### Recorded data
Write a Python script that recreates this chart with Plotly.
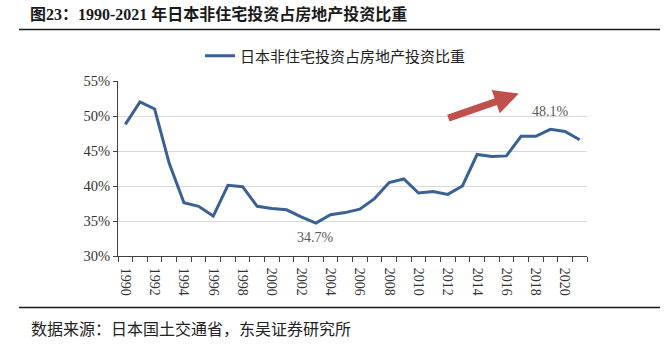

---

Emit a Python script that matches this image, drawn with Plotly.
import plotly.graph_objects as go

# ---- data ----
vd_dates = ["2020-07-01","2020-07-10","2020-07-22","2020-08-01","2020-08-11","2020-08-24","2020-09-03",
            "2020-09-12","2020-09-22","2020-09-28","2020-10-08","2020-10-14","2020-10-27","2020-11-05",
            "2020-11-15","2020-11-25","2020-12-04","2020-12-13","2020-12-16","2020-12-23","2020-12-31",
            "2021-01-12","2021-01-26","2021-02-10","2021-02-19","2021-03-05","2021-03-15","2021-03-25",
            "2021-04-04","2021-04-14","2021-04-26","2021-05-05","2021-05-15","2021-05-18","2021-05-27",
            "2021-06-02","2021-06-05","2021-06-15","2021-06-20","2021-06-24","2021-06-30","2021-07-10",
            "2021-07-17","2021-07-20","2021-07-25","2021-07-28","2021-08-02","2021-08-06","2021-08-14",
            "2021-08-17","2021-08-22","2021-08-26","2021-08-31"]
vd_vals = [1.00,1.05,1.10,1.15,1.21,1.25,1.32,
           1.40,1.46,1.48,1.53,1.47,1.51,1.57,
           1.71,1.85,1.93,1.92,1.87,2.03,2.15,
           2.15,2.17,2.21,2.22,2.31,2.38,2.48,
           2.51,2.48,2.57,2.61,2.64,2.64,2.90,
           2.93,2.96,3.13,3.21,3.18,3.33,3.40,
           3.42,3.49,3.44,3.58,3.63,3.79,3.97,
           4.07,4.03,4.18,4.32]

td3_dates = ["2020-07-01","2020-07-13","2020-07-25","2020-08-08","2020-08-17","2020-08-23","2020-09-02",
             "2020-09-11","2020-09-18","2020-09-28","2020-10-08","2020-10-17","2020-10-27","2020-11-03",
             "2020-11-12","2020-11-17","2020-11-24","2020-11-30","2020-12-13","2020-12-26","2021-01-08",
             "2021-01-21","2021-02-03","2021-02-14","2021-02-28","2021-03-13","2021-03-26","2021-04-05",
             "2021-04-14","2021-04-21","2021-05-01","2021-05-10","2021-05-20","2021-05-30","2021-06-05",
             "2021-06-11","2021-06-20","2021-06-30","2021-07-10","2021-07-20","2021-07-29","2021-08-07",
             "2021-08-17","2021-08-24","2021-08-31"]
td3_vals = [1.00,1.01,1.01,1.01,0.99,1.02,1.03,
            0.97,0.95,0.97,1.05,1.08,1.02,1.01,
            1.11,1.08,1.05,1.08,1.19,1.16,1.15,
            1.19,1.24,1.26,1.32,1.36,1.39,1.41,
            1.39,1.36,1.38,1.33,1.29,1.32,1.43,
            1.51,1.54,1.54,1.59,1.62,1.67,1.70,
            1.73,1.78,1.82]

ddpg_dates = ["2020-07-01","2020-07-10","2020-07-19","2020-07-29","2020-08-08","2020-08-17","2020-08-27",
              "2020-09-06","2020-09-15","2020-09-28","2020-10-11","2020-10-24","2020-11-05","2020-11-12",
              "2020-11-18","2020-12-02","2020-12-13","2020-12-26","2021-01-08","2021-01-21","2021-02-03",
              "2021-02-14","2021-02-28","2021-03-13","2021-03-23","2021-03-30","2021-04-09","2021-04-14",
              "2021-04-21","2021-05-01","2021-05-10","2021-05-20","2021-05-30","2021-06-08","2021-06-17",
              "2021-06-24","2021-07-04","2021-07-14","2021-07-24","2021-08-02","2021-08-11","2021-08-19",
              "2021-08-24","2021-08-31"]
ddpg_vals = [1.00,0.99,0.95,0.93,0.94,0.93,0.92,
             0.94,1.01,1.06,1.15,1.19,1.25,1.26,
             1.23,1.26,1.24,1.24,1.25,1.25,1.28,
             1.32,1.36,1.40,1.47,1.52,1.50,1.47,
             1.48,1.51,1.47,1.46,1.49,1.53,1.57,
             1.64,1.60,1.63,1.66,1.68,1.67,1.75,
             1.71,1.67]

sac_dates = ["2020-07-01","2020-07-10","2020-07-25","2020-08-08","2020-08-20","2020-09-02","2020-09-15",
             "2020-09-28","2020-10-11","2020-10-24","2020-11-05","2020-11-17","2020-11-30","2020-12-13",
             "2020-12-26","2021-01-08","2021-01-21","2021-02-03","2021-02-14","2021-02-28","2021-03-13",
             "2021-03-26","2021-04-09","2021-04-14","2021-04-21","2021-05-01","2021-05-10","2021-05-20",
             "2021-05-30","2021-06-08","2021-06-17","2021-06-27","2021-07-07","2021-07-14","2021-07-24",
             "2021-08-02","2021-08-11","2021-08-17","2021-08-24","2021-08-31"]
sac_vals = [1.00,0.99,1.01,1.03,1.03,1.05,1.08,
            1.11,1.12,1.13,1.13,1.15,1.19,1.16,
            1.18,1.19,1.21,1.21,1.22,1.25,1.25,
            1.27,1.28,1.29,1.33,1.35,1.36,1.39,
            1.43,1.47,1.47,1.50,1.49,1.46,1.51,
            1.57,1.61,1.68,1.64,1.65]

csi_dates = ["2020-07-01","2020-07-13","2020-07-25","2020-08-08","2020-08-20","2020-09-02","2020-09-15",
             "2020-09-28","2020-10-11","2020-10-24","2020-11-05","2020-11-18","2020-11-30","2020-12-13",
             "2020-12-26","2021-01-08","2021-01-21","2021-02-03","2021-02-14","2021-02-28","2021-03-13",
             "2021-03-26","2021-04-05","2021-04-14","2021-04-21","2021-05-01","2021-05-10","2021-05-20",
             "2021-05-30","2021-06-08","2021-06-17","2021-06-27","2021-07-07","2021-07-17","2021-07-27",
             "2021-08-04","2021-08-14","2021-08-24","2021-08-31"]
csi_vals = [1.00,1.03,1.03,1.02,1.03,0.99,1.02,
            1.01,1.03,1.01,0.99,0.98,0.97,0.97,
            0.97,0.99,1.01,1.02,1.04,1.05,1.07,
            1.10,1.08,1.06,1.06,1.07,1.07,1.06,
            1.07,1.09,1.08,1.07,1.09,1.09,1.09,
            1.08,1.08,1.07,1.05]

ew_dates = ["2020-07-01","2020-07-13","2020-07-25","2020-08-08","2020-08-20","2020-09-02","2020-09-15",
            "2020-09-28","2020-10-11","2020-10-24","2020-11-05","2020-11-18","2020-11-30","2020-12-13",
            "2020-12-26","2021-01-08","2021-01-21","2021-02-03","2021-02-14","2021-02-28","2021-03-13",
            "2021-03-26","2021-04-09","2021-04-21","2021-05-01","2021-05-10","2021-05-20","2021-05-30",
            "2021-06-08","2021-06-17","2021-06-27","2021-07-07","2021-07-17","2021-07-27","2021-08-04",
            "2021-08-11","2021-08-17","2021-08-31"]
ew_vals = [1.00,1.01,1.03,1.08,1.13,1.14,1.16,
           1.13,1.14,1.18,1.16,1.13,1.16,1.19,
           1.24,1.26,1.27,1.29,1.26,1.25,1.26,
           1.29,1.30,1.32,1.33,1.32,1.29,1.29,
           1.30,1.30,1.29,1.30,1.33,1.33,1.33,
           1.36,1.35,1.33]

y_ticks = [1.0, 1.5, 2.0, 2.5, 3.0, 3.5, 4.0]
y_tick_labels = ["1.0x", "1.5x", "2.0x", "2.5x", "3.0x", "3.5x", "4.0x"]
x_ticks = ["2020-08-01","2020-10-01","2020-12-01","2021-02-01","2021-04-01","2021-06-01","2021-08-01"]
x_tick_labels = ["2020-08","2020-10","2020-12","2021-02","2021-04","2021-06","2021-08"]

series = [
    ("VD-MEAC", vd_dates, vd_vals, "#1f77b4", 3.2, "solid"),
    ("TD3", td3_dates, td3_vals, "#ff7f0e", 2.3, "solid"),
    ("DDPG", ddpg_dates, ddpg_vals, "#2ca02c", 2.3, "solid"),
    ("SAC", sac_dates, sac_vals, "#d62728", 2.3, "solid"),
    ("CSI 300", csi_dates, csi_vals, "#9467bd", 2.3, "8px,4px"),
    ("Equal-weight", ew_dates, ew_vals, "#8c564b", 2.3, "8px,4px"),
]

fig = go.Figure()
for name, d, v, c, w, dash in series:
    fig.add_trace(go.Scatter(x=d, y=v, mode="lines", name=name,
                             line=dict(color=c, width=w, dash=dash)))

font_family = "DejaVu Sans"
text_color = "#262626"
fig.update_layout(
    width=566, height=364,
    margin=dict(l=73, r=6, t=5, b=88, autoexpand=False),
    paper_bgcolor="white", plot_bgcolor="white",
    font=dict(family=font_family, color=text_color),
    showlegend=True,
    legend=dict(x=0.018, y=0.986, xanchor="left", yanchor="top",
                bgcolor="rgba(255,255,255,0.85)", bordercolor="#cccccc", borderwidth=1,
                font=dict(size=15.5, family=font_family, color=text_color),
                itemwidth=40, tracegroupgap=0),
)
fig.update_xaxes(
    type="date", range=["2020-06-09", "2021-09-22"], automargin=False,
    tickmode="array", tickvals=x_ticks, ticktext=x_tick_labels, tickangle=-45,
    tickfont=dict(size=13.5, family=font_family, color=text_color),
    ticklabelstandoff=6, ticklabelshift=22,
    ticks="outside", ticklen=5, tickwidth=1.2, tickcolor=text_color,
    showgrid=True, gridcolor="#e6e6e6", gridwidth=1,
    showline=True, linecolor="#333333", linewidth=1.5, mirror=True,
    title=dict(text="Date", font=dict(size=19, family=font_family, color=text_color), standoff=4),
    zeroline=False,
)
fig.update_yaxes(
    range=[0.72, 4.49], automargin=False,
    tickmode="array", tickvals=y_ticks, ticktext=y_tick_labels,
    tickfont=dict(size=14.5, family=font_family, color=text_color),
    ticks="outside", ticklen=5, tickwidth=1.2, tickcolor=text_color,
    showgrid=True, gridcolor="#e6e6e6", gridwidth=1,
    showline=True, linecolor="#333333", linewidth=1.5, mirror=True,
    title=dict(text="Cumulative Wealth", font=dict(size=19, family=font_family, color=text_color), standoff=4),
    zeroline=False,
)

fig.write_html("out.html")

---

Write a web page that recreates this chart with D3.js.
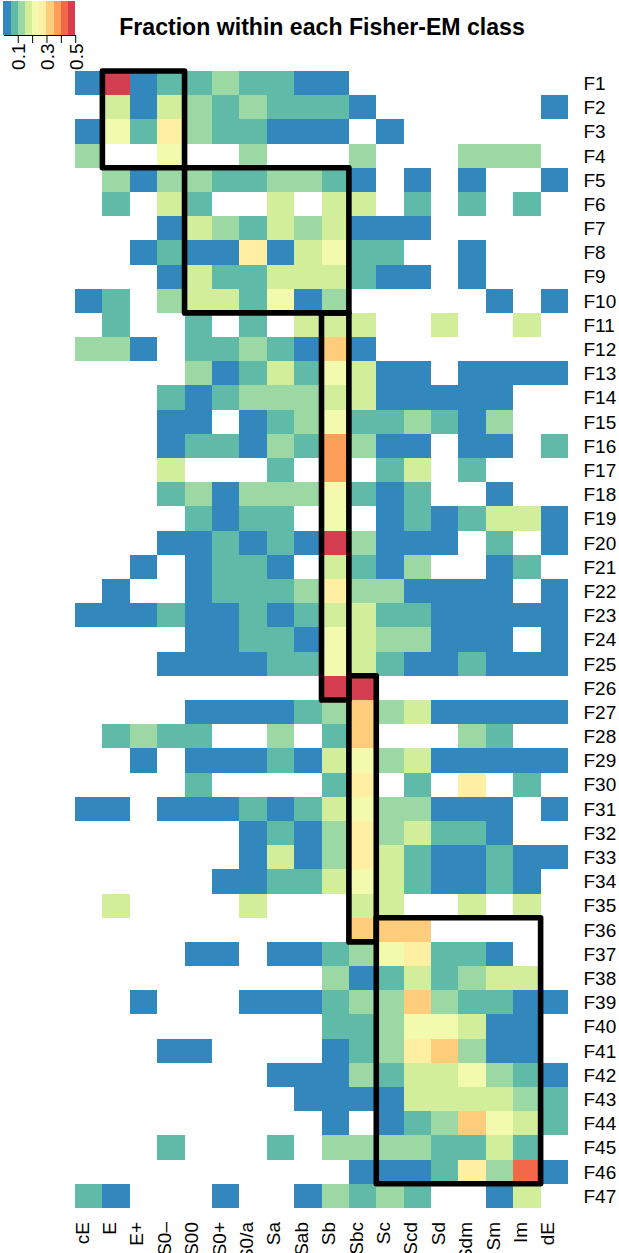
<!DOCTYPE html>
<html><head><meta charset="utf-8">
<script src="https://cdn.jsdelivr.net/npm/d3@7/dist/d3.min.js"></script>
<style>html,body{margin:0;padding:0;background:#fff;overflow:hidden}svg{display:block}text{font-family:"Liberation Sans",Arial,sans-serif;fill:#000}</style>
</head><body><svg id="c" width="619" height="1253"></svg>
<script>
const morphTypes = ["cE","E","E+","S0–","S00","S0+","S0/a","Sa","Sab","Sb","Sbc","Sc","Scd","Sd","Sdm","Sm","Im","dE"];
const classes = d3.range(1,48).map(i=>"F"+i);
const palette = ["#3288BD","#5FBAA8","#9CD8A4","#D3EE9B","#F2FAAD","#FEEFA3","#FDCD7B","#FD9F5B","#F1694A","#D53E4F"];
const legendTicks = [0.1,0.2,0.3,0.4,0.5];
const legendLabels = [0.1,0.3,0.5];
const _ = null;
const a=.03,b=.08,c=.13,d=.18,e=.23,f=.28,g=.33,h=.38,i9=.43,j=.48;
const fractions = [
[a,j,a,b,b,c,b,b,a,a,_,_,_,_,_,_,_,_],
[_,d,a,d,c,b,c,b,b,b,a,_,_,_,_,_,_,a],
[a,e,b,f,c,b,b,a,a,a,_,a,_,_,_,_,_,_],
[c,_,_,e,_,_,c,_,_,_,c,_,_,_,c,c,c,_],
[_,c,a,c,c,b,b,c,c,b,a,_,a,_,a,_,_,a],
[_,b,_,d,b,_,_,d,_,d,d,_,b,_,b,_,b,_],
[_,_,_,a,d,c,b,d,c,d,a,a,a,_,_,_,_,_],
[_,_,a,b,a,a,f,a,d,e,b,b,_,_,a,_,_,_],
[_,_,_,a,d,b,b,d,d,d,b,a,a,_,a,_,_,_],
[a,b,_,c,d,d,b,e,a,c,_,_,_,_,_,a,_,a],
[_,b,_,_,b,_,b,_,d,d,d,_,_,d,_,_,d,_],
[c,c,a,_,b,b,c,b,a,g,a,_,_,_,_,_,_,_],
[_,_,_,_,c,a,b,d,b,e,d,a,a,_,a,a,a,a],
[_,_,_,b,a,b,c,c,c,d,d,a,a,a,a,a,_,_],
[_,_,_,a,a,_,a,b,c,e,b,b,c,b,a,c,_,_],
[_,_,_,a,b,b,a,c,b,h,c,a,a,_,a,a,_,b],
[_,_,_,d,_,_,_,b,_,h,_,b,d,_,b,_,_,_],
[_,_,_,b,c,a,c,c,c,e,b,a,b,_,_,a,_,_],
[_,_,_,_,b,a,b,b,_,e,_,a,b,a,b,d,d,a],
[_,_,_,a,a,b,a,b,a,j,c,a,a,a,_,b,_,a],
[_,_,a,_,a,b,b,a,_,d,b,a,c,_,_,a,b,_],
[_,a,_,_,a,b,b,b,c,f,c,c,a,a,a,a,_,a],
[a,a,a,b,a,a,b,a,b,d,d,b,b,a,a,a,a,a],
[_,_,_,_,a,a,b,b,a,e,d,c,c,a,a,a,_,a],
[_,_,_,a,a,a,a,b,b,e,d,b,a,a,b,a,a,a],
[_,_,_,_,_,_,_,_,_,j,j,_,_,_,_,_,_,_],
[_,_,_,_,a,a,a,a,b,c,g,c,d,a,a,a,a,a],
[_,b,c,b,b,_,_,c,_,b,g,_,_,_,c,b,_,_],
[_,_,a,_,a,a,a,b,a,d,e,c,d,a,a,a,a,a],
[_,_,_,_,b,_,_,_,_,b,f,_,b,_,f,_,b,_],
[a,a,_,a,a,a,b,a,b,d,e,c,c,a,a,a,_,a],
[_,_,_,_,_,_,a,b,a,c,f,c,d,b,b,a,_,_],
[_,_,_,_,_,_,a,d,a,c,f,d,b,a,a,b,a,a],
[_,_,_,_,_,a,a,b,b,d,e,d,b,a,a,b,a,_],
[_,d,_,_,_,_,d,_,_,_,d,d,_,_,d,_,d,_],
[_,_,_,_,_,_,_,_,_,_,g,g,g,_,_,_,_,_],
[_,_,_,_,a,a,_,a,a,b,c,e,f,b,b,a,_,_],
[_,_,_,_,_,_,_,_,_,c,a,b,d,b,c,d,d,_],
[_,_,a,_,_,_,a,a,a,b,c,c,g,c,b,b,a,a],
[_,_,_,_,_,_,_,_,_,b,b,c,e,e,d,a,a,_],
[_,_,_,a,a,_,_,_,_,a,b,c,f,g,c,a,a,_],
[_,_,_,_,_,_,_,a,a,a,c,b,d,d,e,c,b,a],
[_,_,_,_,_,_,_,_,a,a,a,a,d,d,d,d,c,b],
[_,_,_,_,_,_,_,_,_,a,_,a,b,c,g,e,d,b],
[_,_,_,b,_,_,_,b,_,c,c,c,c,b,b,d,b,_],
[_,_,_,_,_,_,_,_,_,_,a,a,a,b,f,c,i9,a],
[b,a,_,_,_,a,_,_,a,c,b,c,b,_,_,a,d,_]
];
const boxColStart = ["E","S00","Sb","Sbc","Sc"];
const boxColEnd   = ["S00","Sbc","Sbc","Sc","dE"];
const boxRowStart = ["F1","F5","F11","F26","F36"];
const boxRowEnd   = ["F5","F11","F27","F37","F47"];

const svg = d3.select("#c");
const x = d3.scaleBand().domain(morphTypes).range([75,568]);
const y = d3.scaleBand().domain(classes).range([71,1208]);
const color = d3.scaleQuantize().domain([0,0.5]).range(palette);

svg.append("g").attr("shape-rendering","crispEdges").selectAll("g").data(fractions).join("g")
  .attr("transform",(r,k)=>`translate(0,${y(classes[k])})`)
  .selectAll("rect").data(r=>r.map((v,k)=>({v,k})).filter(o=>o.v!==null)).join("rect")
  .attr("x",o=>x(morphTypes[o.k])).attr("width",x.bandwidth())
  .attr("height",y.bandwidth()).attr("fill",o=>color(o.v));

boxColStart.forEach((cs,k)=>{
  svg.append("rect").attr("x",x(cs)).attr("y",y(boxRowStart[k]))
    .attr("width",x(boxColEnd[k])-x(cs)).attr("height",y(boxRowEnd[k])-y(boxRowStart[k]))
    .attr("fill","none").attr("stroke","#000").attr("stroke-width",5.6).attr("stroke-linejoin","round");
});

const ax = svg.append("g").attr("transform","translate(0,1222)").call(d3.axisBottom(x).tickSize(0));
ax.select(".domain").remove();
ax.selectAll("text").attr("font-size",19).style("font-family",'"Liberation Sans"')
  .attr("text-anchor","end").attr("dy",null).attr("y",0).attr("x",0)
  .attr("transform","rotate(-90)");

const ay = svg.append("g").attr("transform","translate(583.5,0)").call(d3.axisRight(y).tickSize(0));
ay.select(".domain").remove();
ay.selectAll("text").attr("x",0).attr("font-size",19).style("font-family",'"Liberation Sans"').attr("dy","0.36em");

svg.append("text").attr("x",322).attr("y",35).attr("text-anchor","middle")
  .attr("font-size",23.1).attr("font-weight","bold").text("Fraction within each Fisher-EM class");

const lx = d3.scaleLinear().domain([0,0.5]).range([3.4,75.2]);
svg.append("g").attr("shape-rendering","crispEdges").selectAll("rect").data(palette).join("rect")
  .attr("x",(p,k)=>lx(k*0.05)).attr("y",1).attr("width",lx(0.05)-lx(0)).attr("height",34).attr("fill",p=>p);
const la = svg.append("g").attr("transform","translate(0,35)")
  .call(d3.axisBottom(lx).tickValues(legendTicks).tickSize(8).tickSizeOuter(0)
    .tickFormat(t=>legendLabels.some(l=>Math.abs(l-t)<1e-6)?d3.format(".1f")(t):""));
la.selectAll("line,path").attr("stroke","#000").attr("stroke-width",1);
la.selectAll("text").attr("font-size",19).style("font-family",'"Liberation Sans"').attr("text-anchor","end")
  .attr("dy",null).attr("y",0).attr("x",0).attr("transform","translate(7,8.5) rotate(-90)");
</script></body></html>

### Aim of the task
Start at the line with "Emit a Python", stop at the line with "import plotly.graph_objects as go", and return every line in that stretch exactly, those two included.

### Result of the exercise
Emit a Python script that matches this image, drawn with Plotly.
import plotly.graph_objects as go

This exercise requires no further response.